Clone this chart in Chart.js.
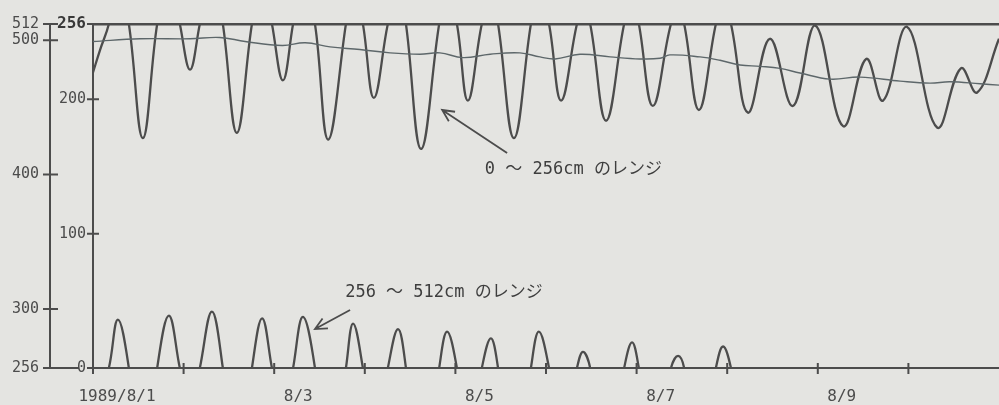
<!DOCTYPE html>
<html>
<head>
<meta charset="utf-8">
<script src="https://cdn.jsdelivr.net/npm/chart.js@4/dist/chart.umd.min.js"></script>
<style>
html, body { margin: 0; padding: 0; background: #e4e4e1; overflow: hidden; }
canvas { display: block; }
</style>
</head>
<body>
<canvas id="tide" width="999" height="405"></canvas>
<script>
// tide gauge record, hours since 1989/8/1 00:00 -> water level (cm)
// the same record is drawn twice: once on the 0-256 range and once on the 256-512 range
var tideHours = [0, 1.9, 4.2, 6.6, 9.5, 13.2, 17.0, 20.1, 23.0, 25.7, 28.3, 31.5, 34.4, 38.1,
    42.1, 44.8, 47.4, 50.3, 53.0, 55.6, 58.8, 62.3, 67.0, 68.9, 71.5, 74.4, 78.1, 80.8,
    82.9, 86.9, 91.7, 93.8, 96.4, 99.3, 103.0, 105.4, 107.3, 111.5, 116.0, 118.1, 120.8,
    124.0, 128.2, 129.8, 131.7, 135.9, 140.7, 142.8, 144.6, 148.3, 153.1, 155.0, 156.6,
    160.5, 165.0, 166.9, 169.0, 173.5, 179.3, 185.4, 191.3, 198.7, 204.8, 209.3, 215.6,
    223.6, 229.9, 234.2, 240.0];
var tideLevels = [220, 237, 256, 292, 256, 171, 256, 295, 256, 222, 256, 298, 256, 175,
    256, 293, 256, 214, 256, 294, 256, 170, 256, 289, 256, 201, 256, 285,
    256, 163, 256, 283, 256, 199, 256, 278, 256, 171, 256, 283, 256,
    199, 256, 268, 256, 184, 256, 275, 256, 195, 256, 265, 256,
    192, 256, 272, 256, 190, 245, 195, 255, 180, 230, 199, 254,
    179, 223, 205, 245];

// slowly varying mean level (thin line)
var meanHours = [0, 12.5, 25.7, 33.6, 40.3, 50.1, 56.2, 62.8, 70.7, 78.7, 86.6, 91.9, 98.0,
    105.2, 113.1, 118.4, 122.4, 129.0, 137.0, 144.9, 150.2, 152.8, 160.8, 166.1, 171.4,
    176.7, 182.0, 187.3, 195.2, 203.2, 213.8, 221.7, 227.0, 235.0, 240.0];
var meanLevels = [243, 245, 245, 246, 243, 240, 242, 239, 237, 234.5, 233.5, 234.5, 231,
    233.5, 234.5, 231.5, 230, 233.5, 231.5, 230, 230.5, 233, 231.5, 229, 225.5,
    224.5, 223, 219.5, 215, 216.5, 213.5, 212, 213, 211.5, 210.5];

var dayTicks = [0, 24, 48, 72, 96, 120, 144, 168, 192, 216];
var dayLabels = ['1989/8/1', '', '8/3', '', '8/5', '', '8/7', '', '8/9', ''];
var lowTicks = [0, 100, 200, 256];
var highTicks = [256, 300, 400, 500, 512];

var notes = [
    {text: '0 ～ 256cm のレンジ', h: 103.8, v: 147.3, fromH: 109.7, fromV: 160, toH: 92.5, toV: 192},
    {text: '256 ～ 512cm のレンジ', h: 66.8, v: 55.8, fromH: 68.1, fromV: 43.2, toH: 58.8, toV: 29}
];

var INK = '#4c4c4c';
var MONO = '"DejaVu Sans Mono", "Liberation Mono", monospace';

function points(){
    var out = [];
    for(var i=0; i<tideHours.length; i++){
        out.push({x: tideHours[i], y: tideLevels[i]});
    }
    return out;
}

function arrow(c, x1, y1, x2, y2){
    var a = Math.atan2(y2 - y1, x2 - x1);
    c.beginPath();
    c.moveTo(x1, y1);
    c.lineTo(x2, y2);
    c.moveTo(x2 - 13 * Math.cos(a - 0.45), y2 - 13 * Math.sin(a - 0.45));
    c.lineTo(x2, y2);
    c.lineTo(x2 - 13 * Math.cos(a + 0.45), y2 - 13 * Math.sin(a + 0.45));
    c.stroke();
}

// tick marks that cross the axis lines, plus the two hand-written notes
const decor = {
    id: 'decor',
    afterDraw(chart){
        const c = chart.ctx;
        const x = chart.scales.x, lo = chart.scales.yLow, hi = chart.scales.yHigh;
        c.save();
        c.strokeStyle = INK;
        c.lineWidth = 2;
        c.beginPath();
        highTicks.forEach(v => {
            const py = hi.getPixelForValue(v);
            c.moveTo(hi.right - 7, py);
            c.lineTo(v === 256 ? lo.left + 29 : hi.right + 8, py);
        });
        lowTicks.forEach(v => {
            const py = lo.getPixelForValue(v);
            c.moveTo(lo.right - 6, py);
            c.lineTo(lo.right + 6, py);
        });
        dayTicks.forEach(v => {
            const px = x.getPixelForValue(v);
            c.moveTo(px, x.top - 5);
            c.lineTo(px, x.top + 6);
        });
        c.stroke();

        c.lineWidth = 1.8;
        c.fillStyle = '#3e3e3e';
        c.font = '17px ' + MONO + ', "Noto Sans CJK JP"';
        c.textBaseline = 'middle';
        c.textAlign = 'left';
        notes.forEach(n => {
            c.fillText(n.text, x.getPixelForValue(n.h), lo.getPixelForValue(n.v));
            arrow(c, x.getPixelForValue(n.fromH), lo.getPixelForValue(n.fromV),
                  x.getPixelForValue(n.toH), lo.getPixelForValue(n.toV));
        });
        c.restore();
    }
};

const ctx = document.getElementById('tide').getContext('2d');
const tideChart = new Chart(ctx, {
    type: 'line',
    data: {
        datasets: [
            {
                label: 'mean',
                data: meanHours.map((h, i) => ({x: h, y: meanLevels[i]})),
                yAxisID: 'yLow',
                borderColor: '#5d676a',
                borderWidth: 1.4,
                pointRadius: 0,
                tension: 0.4,
                clip: 0
            },
            {
                label: '0 - 256cm',
                data: points(),
                yAxisID: 'yLow',
                borderColor: INK,
                borderWidth: 2.3,
                pointRadius: 0,
                tension: 0.4,
                clip: 0
            },
            {
                label: '256 - 512cm',
                data: points(),
                yAxisID: 'yHigh',
                borderColor: INK,
                borderWidth: 2.3,
                pointRadius: 0,
                tension: 0.4,
                clip: 0
            }
        ]
    },
    options: {
        responsive: false,
        animation: false,
        layout: {padding: {top: 24, right: 0, left: 0, bottom: 0}},
        plugins: {legend: {display: false}, tooltip: {enabled: false}},
        scales: {
            x: {
                type: 'linear',
                min: 0,
                max: 240,
                afterBuildTicks: s => { s.ticks = dayTicks.map(v => ({value: v})); },
                afterFit: s => { s.height = 37; },
                grid: {display: false, drawTicks: false},
                border: {display: true, color: INK, width: 2},
                ticks: {
                    autoSkip: false,
                    maxRotation: 0,
                    minRotation: 0,
                    padding: 19,
                    labelOffset: 24,
                    color: INK,
                    font: {family: MONO, size: 16},
                    callback: v => dayLabels[dayTicks.indexOf(v)] || ''
                }
            },
            yLow: {
                type: 'linear',
                position: 'left',
                weight: 0,
                min: 0,
                max: 256,
                afterBuildTicks: s => { s.ticks = lowTicks.map(v => ({value: v})); },
                afterFit: s => { s.width = 43; },
                grid: {
                    drawOnChartArea: true,
                    drawTicks: false,
                    color: c => (c.tick && c.tick.value === 256) ? INK : 'rgba(0,0,0,0)',
                    lineWidth: 2.6
                },
                border: {display: true, color: INK, width: 2},
                ticks: {
                    autoSkip: false,
                    padding: 7,
                    color: c => (c.tick && c.tick.value === 256) ? '#383838' : INK,
                    font: c => (c.tick && c.tick.value === 256)
                        ? {family: MONO, size: 16, weight: 'bold'}
                        : {family: MONO, size: 15}
                }
            },
            yHigh: {
                type: 'linear',
                position: 'left',
                weight: 1,
                min: 256,
                max: 512,
                afterBuildTicks: s => { s.ticks = highTicks.map(v => ({value: v})); },
                afterFit: s => { s.width = 50; },
                grid: {display: false, drawTicks: false},
                border: {display: true, color: INK, width: 2},
                ticks: {
                    autoSkip: false,
                    padding: 11,
                    color: INK,
                    font: {family: MONO, size: 15}
                }
            }
        }
    },
    plugins: [decor]
});
</script>
</body>
</html>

※

**TASK DESCRIPTION**
Without any pictures, reproduce the lines from the first one in the material through the line that has "224.5, 223, 219.5, 215, 216.5, 213.5, 212, 213, 211.5, 210.5];", exactly as they appear.

**COMPLETED TASK**
Clone this chart in Chart.js.
<!DOCTYPE html>
<html>
<head>
<meta charset="utf-8">
<script src="https://cdn.jsdelivr.net/npm/chart.js@4/dist/chart.umd.min.js"></script>
<style>
html, body { margin: 0; padding: 0; background: #e4e4e1; overflow: hidden; }
canvas { display: block; }
</style>
</head>
<body>
<canvas id="tide" width="999" height="405"></canvas>
<script>
// tide gauge record, hours since 1989/8/1 00:00 -> water level (cm)
// the same record is drawn twice: once on the 0-256 range and once on the 256-512 range
var tideHours = [0, 1.9, 4.2, 6.6, 9.5, 13.2, 17.0, 20.1, 23.0, 25.7, 28.3, 31.5, 34.4, 38.1,
    42.1, 44.8, 47.4, 50.3, 53.0, 55.6, 58.8, 62.3, 67.0, 68.9, 71.5, 74.4, 78.1, 80.8,
    82.9, 86.9, 91.7, 93.8, 96.4, 99.3, 103.0, 105.4, 107.3, 111.5, 116.0, 118.1, 120.8,
    124.0, 128.2, 129.8, 131.7, 135.9, 140.7, 142.8, 144.6, 148.3, 153.1, 155.0, 156.6,
    160.5, 165.0, 166.9, 169.0, 173.5, 179.3, 185.4, 191.3, 198.7, 204.8, 209.3, 215.6,
    223.6, 229.9, 234.2, 240.0];
var tideLevels = [220, 237, 256, 292, 256, 171, 256, 295, 256, 222, 256, 298, 256, 175,
    256, 293, 256, 214, 256, 294, 256, 170, 256, 289, 256, 201, 256, 285,
    256, 163, 256, 283, 256, 199, 256, 278, 256, 171, 256, 283, 256,
    199, 256, 268, 256, 184, 256, 275, 256, 195, 256, 265, 256,
    192, 256, 272, 256, 190, 245, 195, 255, 180, 230, 199, 254,
    179, 223, 205, 245];

// slowly varying mean level (thin line)
var meanHours = [0, 12.5, 25.7, 33.6, 40.3, 50.1, 56.2, 62.8, 70.7, 78.7, 86.6, 91.9, 98.0,
    105.2, 113.1, 118.4, 122.4, 129.0, 137.0, 144.9, 150.2, 152.8, 160.8, 166.1, 171.4,
    176.7, 182.0, 187.3, 195.2, 203.2, 213.8, 221.7, 227.0, 235.0, 240.0];
var meanLevels = [243, 245, 245, 246, 243, 240, 242, 239, 237, 234.5, 233.5, 234.5, 231,
    233.5, 234.5, 231.5, 230, 233.5, 231.5, 230, 230.5, 233, 231.5, 229, 225.5,
    224.5, 223, 219.5, 215, 216.5, 213.5, 212, 213, 211.5, 210.5];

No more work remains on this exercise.